The government may be back open for business, but the effect of the shutdown will impact economic growth for the rest of year, the Congressional Budget Office said in a report released Monday.
Delayed paychecks, reduced working hours, and stalled contracts led to a loss of about $11 billion in gross domestic product over the five-week shutdown.
About $8 billion of that will be recovered as workers return, but $3 billion or 0.02% of gross domestic product in 2019 will never be recovered, according to the CBO.
For the last quarter of 2018, which only saw about a week of reduced activity, the level of GDP will be about $3 billion or 0.1% lower than expected and the annualized growth rate will be 0.2% lower. For the first quarter of 2019, the level of economic output will be about $8 billion lower than expected or 0.2%. The growth rate will be 0.4% lower.
Most of that is expected to be regained through faster growth later this year, the report notes.
The larger effect on the economy reflects a reduction in consumer spending driven by unpaid workers cutting back on purchases. While federal employees will get back pay, most contractors will not.
Private sector activity may have been lost as a result of the lapse in federal certifications, loans, and permits, as well as general business uncertainty that could impact investment and hiring. The CBO did not take those indirect factors into account, and also cautioned that there might be longer-term consequences for government recruiting.
“When you do this sort of thing, you affect the morale of federal workers, and it may have an impact on the quality of federal workers going forward,” said CBO Director Keith Hall in a briefing with reporters.
One thing’s for sure: The hit would have gotten worse had the funding gap continued.
“The risks to the economy were becoming increasingly significant as the shutdown continued,” the CBO wrote in its report. “Although their precise effects on economic output are uncertain, the negative effects of such factors would have become increasingly important if the partial shutdown had extended beyond five weeks.”
The Bureau of Economic Analysis was scheduled to put out its first estimate for fourth quarter GDP this week, but it announced Monday that it will indefinitely delay reports through next week, given the long break in data collection.
The CBO’s analysis is in line with other of estimates on how big of a chunk the shutdown took out of economic growth.

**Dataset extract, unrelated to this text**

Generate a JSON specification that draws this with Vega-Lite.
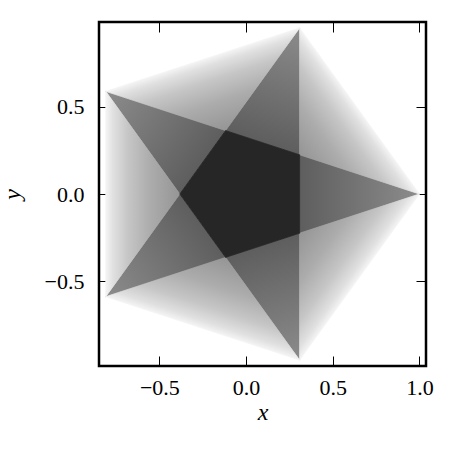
{
  "$schema": "https://vega.github.io/schema/vega-lite/v6.json",
  "width": 327,
  "height": 344,
  "autosize": "none",
  "padding": {"left": 99, "top": 22, "right": 32, "bottom": 92},
  "background": "white",
  "config": {
    "view": {"stroke": "black", "strokeWidth": 2.5},
    "axis": {
      "grid": false,
      "domain": false,
      "tickColor": "black",
      "tickWidth": 1,
      "tickSize": -10,
      "labelFont": "Liberation Serif",
      "labelFontSize": 22,
      "labelFontWeight": "normal",
      "labelColor": "black",
      "titleFont": "Liberation Serif",
      "titleFontStyle": "italic",
      "titleFontWeight": "normal",
      "titleFontSize": 24,
      "titleColor": "black"
    }
  },
  "data": {
    "values": [
      {"shape": "C", "i": 0, "x": 0.30902, "y": 0.22451},
      {"shape": "C", "i": 1, "x": -0.11803, "y": 0.36327},
      {"shape": "C", "i": 2, "x": -0.38197, "y": 0},
      {"shape": "C", "i": 3, "x": -0.11803, "y": -0.36327},
      {"shape": "C", "i": 4, "x": 0.30902, "y": -0.22451},
      {"shape": "A0", "i": 0, "x": 1, "y": 0},
      {"shape": "A0", "i": 1, "x": 0.30902, "y": 0.22451},
      {"shape": "A0", "i": 2, "x": 0.30902, "y": -0.22451},
      {"shape": "A1", "i": 0, "x": 0.30902, "y": 0.95106},
      {"shape": "A1", "i": 1, "x": -0.11803, "y": 0.36327},
      {"shape": "A1", "i": 2, "x": 0.30902, "y": 0.22451},
      {"shape": "A2", "i": 0, "x": -0.80902, "y": 0.58779},
      {"shape": "A2", "i": 1, "x": -0.38197, "y": 0},
      {"shape": "A2", "i": 2, "x": -0.11803, "y": 0.36327},
      {"shape": "A3", "i": 0, "x": -0.80902, "y": -0.58779},
      {"shape": "A3", "i": 1, "x": -0.11803, "y": -0.36327},
      {"shape": "A3", "i": 2, "x": -0.38197, "y": 0},
      {"shape": "A4", "i": 0, "x": 0.30902, "y": -0.95106},
      {"shape": "A4", "i": 1, "x": 0.30902, "y": -0.22451},
      {"shape": "A4", "i": 2, "x": -0.11803, "y": -0.36327},
      {"shape": "O0", "i": 0, "x": 1, "y": 0},
      {"shape": "O0", "i": 1, "x": 0.30902, "y": 0.95106},
      {"shape": "O0", "i": 2, "x": 0.30902, "y": 0.22451},
      {"shape": "O1", "i": 0, "x": 0.30902, "y": 0.95106},
      {"shape": "O1", "i": 1, "x": -0.80902, "y": 0.58779},
      {"shape": "O1", "i": 2, "x": -0.11803, "y": 0.36327},
      {"shape": "O2", "i": 0, "x": -0.80902, "y": 0.58779},
      {"shape": "O2", "i": 1, "x": -0.80902, "y": -0.58779},
      {"shape": "O2", "i": 2, "x": -0.38197, "y": 0},
      {"shape": "O3", "i": 0, "x": -0.80902, "y": -0.58779},
      {"shape": "O3", "i": 1, "x": 0.30902, "y": -0.95106},
      {"shape": "O3", "i": 2, "x": -0.11803, "y": -0.36327},
      {"shape": "O4", "i": 0, "x": 0.30902, "y": -0.95106},
      {"shape": "O4", "i": 1, "x": 1, "y": 0},
      {"shape": "O4", "i": 2, "x": 0.30902, "y": -0.22451}
    ]
  },
  "layer": [
    {
      "encoding": {
        "x": {"field": "x", "type": "quantitative", "scale": {"domain": [-0.848, 1.038], "nice": false, "zero": false},
              "axis": {"orient": "bottom", "values": [-0.5, 0, 0.5, 1], "format": ".1f", "title": "x", "labelPadding": 21, "titlePadding": 2}},
        "y": {"field": "y", "type": "quantitative", "scale": {"domain": [-0.985, 0.985], "nice": false, "zero": false},
              "axis": {"orient": "left", "values": [-0.5, 0, 0.5], "format": ".1f", "title": "y", "labelPadding": 25, "titlePadding": 20}},
        "order": {"field": "i", "type": "quantitative"}
      },
      "layer": [
        {
          "transform": [{"filter": "datum.shape === 'A0'"}],
          "mark": {"type": "line", "interpolate": "linear-closed", "strokeWidth": 0.8, "strokeJoin": "round",
            "fill": {"gradient": "linear", "x1": 1, "y1": 0.5, "x2": 0, "y2": 0.5, "stops": [{"offset": 0, "color": "#8c8c8c"}, {"offset": 0.5, "color": "#757575"}, {"offset": 1, "color": "#5e5e5e"}]},
            "stroke": {"gradient": "linear", "x1": 1, "y1": 0.5, "x2": 0, "y2": 0.5, "stops": [{"offset": 0, "color": "#8c8c8c"}, {"offset": 0.5, "color": "#757575"}, {"offset": 1, "color": "#5e5e5e"}]}}
        },
        {
          "transform": [{"filter": "datum.shape === 'A1'"}],
          "mark": {"type": "line", "interpolate": "linear-closed", "strokeWidth": 0.8, "strokeJoin": "round",
            "fill": {"gradient": "linear", "x1": 1, "y1": 0, "x2": 0.8157, "y2": 0.9648, "stops": [{"offset": 0, "color": "#8c8c8c"}, {"offset": 0.5, "color": "#757575"}, {"offset": 1, "color": "#5e5e5e"}]},
            "stroke": {"gradient": "linear", "x1": 1, "y1": 0, "x2": 0.8157, "y2": 0.9648, "stops": [{"offset": 0, "color": "#8c8c8c"}, {"offset": 0.5, "color": "#757575"}, {"offset": 1, "color": "#5e5e5e"}]}}
        },
        {
          "transform": [{"filter": "datum.shape === 'A2'"}],
          "mark": {"type": "line", "interpolate": "linear-closed", "strokeWidth": 0.8, "strokeJoin": "round",
            "fill": {"gradient": "linear", "x1": 0, "y1": 0, "x2": 0.8944, "y2": 0.5527, "stops": [{"offset": 0, "color": "#8c8c8c"}, {"offset": 0.5, "color": "#757575"}, {"offset": 1, "color": "#5e5e5e"}]},
            "stroke": {"gradient": "linear", "x1": 0, "y1": 0, "x2": 0.8944, "y2": 0.5527, "stops": [{"offset": 0, "color": "#8c8c8c"}, {"offset": 0.5, "color": "#757575"}, {"offset": 1, "color": "#5e5e5e"}]}}
        },
        {
          "transform": [{"filter": "datum.shape === 'A3'"}],
          "mark": {"type": "line", "interpolate": "linear-closed", "strokeWidth": 0.8, "strokeJoin": "round",
            "fill": {"gradient": "linear", "x1": 0, "y1": 1, "x2": 0.8944, "y2": 0.4473, "stops": [{"offset": 0, "color": "#8c8c8c"}, {"offset": 0.5, "color": "#757575"}, {"offset": 1, "color": "#5e5e5e"}]},
            "stroke": {"gradient": "linear", "x1": 0, "y1": 1, "x2": 0.8944, "y2": 0.4473, "stops": [{"offset": 0, "color": "#8c8c8c"}, {"offset": 0.5, "color": "#757575"}, {"offset": 1, "color": "#5e5e5e"}]}}
        },
        {
          "transform": [{"filter": "datum.shape === 'A4'"}],
          "mark": {"type": "line", "interpolate": "linear-closed", "strokeWidth": 0.8, "strokeJoin": "round",
            "fill": {"gradient": "linear", "x1": 1, "y1": 1, "x2": 0.8157, "y2": 0.0352, "stops": [{"offset": 0, "color": "#8c8c8c"}, {"offset": 0.5, "color": "#757575"}, {"offset": 1, "color": "#5e5e5e"}]},
            "stroke": {"gradient": "linear", "x1": 1, "y1": 1, "x2": 0.8157, "y2": 0.0352, "stops": [{"offset": 0, "color": "#8c8c8c"}, {"offset": 0.5, "color": "#757575"}, {"offset": 1, "color": "#5e5e5e"}]}}
        },
        {
          "transform": [{"filter": "datum.shape === 'O0'"}],
          "mark": {"type": "line", "interpolate": "linear-closed", "strokeWidth": 0.8, "strokeJoin": "round",
            "fill": {"gradient": "linear", "x1": 0, "y1": 0.764, "x2": 0.382, "y2": 0.382, "stops": [{"offset": 0, "color": "#959595"}, {"offset": 0.4, "color": "#acacac"}, {"offset": 0.7, "color": "#c6c6c6"}, {"offset": 0.9, "color": "#e0e0e0"}, {"offset": 1, "color": "#f4f4f4"}]},
            "stroke": {"gradient": "linear", "x1": 0, "y1": 0.764, "x2": 0.382, "y2": 0.382, "stops": [{"offset": 0, "color": "#959595"}, {"offset": 0.4, "color": "#acacac"}, {"offset": 0.7, "color": "#c6c6c6"}, {"offset": 0.9, "color": "#e0e0e0"}, {"offset": 1, "color": "#f4f4f4"}]}}
        },
        {
          "transform": [{"filter": "datum.shape === 'O1'"}],
          "mark": {"type": "line", "interpolate": "linear-closed", "strokeWidth": 0.8, "strokeJoin": "round",
            "fill": {"gradient": "linear", "x1": 0.618, "y1": 1, "x2": 0.2764, "y2": 0.4472, "stops": [{"offset": 0, "color": "#959595"}, {"offset": 0.4, "color": "#acacac"}, {"offset": 0.7, "color": "#c6c6c6"}, {"offset": 0.9, "color": "#e0e0e0"}, {"offset": 1, "color": "#f4f4f4"}]},
            "stroke": {"gradient": "linear", "x1": 0.618, "y1": 1, "x2": 0.2764, "y2": 0.4472, "stops": [{"offset": 0, "color": "#959595"}, {"offset": 0.4, "color": "#acacac"}, {"offset": 0.7, "color": "#c6c6c6"}, {"offset": 0.9, "color": "#e0e0e0"}, {"offset": 1, "color": "#f4f4f4"}]}}
        },
        {
          "transform": [{"filter": "datum.shape === 'O2'"}],
          "mark": {"type": "line", "interpolate": "linear-closed", "strokeWidth": 0.8, "strokeJoin": "round",
            "fill": {"gradient": "linear", "x1": 1, "y1": 0.5, "x2": 0, "y2": 0.5, "stops": [{"offset": 0, "color": "#959595"}, {"offset": 0.4, "color": "#acacac"}, {"offset": 0.7, "color": "#c6c6c6"}, {"offset": 0.9, "color": "#e0e0e0"}, {"offset": 1, "color": "#f4f4f4"}]},
            "stroke": {"gradient": "linear", "x1": 1, "y1": 0.5, "x2": 0, "y2": 0.5, "stops": [{"offset": 0, "color": "#959595"}, {"offset": 0.4, "color": "#acacac"}, {"offset": 0.7, "color": "#c6c6c6"}, {"offset": 0.9, "color": "#e0e0e0"}, {"offset": 1, "color": "#f4f4f4"}]}}
        },
        {
          "transform": [{"filter": "datum.shape === 'O3'"}],
          "mark": {"type": "line", "interpolate": "linear-closed", "strokeWidth": 0.8, "strokeJoin": "round",
            "fill": {"gradient": "linear", "x1": 0.618, "y1": 0, "x2": 0.2764, "y2": 0.5528, "stops": [{"offset": 0, "color": "#959595"}, {"offset": 0.4, "color": "#acacac"}, {"offset": 0.7, "color": "#c6c6c6"}, {"offset": 0.9, "color": "#e0e0e0"}, {"offset": 1, "color": "#f4f4f4"}]},
            "stroke": {"gradient": "linear", "x1": 0.618, "y1": 0, "x2": 0.2764, "y2": 0.5528, "stops": [{"offset": 0, "color": "#959595"}, {"offset": 0.4, "color": "#acacac"}, {"offset": 0.7, "color": "#c6c6c6"}, {"offset": 0.9, "color": "#e0e0e0"}, {"offset": 1, "color": "#f4f4f4"}]}}
        },
        {
          "transform": [{"filter": "datum.shape === 'O4'"}],
          "mark": {"type": "line", "interpolate": "linear-closed", "strokeWidth": 0.8, "strokeJoin": "round",
            "fill": {"gradient": "linear", "x1": 0, "y1": 0.236, "x2": 0.382, "y2": 0.618, "stops": [{"offset": 0, "color": "#959595"}, {"offset": 0.4, "color": "#acacac"}, {"offset": 0.7, "color": "#c6c6c6"}, {"offset": 0.9, "color": "#e0e0e0"}, {"offset": 1, "color": "#f4f4f4"}]},
            "stroke": {"gradient": "linear", "x1": 0, "y1": 0.236, "x2": 0.382, "y2": 0.618, "stops": [{"offset": 0, "color": "#959595"}, {"offset": 0.4, "color": "#acacac"}, {"offset": 0.7, "color": "#c6c6c6"}, {"offset": 0.9, "color": "#e0e0e0"}, {"offset": 1, "color": "#f4f4f4"}]}}
        }
      ]
    },
    {
      "transform": [{"filter": "datum.shape === 'C'"}],
      "mark": {"type": "line", "interpolate": "linear-closed", "fill": "#262626", "stroke": "#262626", "strokeWidth": 0.8, "strokeJoin": "round"},
      "encoding": {
        "x": {"field": "x", "type": "quantitative", "scale": {"domain": [-0.848, 1.038], "nice": false, "zero": false},
              "axis": {"orient": "top", "values": [-0.5, 0, 0.5, 1], "labels": false, "title": null}},
        "y": {"field": "y", "type": "quantitative", "scale": {"domain": [-0.985, 0.985], "nice": false, "zero": false},
              "axis": {"orient": "right", "values": [-0.5, 0, 0.5], "labels": false, "title": null}},
        "order": {"field": "i", "type": "quantitative"}
      }
    }
  ]
}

S&P Global Economics, for example, projected a loss of $6 billion, though it did not specify how much of that would be made up through subsequent activity. Oxford Economics also projected a 0.2% drag in the first quarter.
Morgan Stanley’s economic team, which did take into effect the indirect effects of the shutdown, forecasts a drag on annualizedGDP growthof 0.5% in the first quarter, putting the annualized growth rate at 1.7%.
The government’s finances will take a hit another way, too: The CBO also estimates that tax revenues will be $2 billion lower in 2019 as a result of reduced enforcement by the Internal Revenue Service.